Of all the things my dad hung on to from his college years - including a love of gorges, 70s smart-kid fraternity humor, and a deep affection for glee club music - it's a rumpled, stained, typewritten worksheet entitled "Apple Pie Lab" that I hope our family never, ever loses track of. You see, though my dad comes from a long line of (male and female) pie makers, he also studied hotel administration in school (which evidently involved a lot of cooking), and this pie lab document represents a perfect union of homespun tradition and scientific inquiry.
This is the second year in a row that my sister, Gianna, and I have come together on a fall day to both coach and heckle each other through the making of anywhere from 2-4 pies. (This time we did 3.) You see, of all of the siblings, Gianna was given the fearless pastry gene. (I was given the similar but fundamentally different "general cookery" gene, which, as we've seen in the past, often presents itself in pastry situations with many questions, some nervous sweats, and a boundless need for reassurance and validation.)
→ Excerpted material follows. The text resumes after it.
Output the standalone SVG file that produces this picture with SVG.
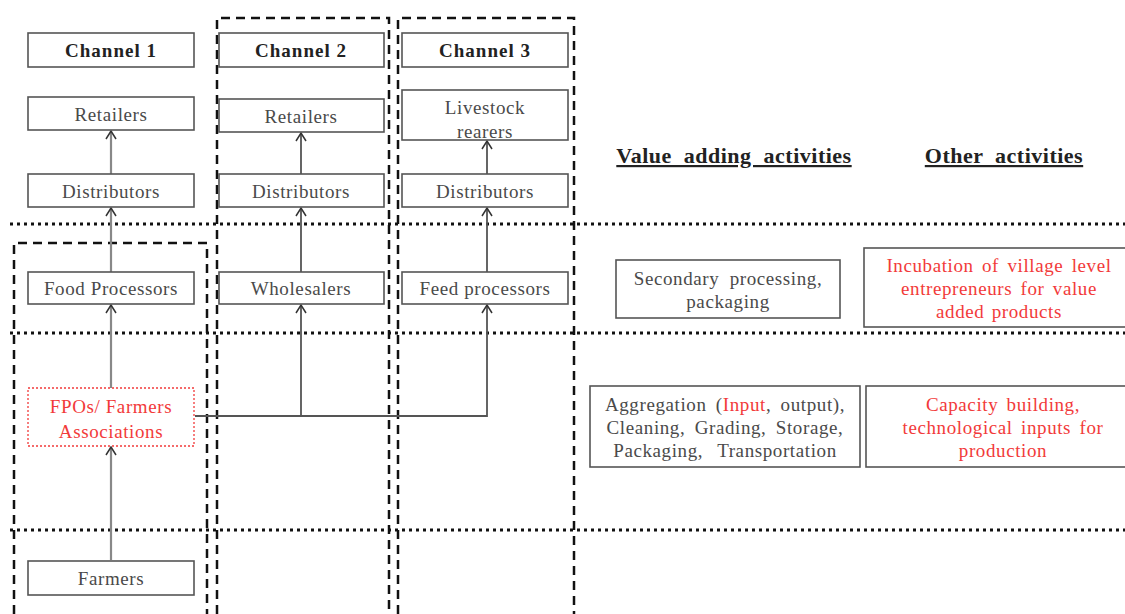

Last year, we made blueberry pie. As our father has before us, Gianna stuck pretty faithfully to the shortening crust recipe found on the pie lab sheet. Her crusts always come out lovely and quite tasty, but something in me always wonders, "if shortening crust can be this good, how much better could a butter crust be??" Following that line of inquiry, I embarked on my first all-butter pie crust last year. The flavor was excellent, and I could even detect, in places, a potentiality of flakiness. Unfortunately, the blueberries were so juicy, and my filling not heavy enough on a binder (flour or cornstarch), that the resulting pie turned out a bit soupy. So, flavor: thumbs up. Structure and technical merits: in need of improvement.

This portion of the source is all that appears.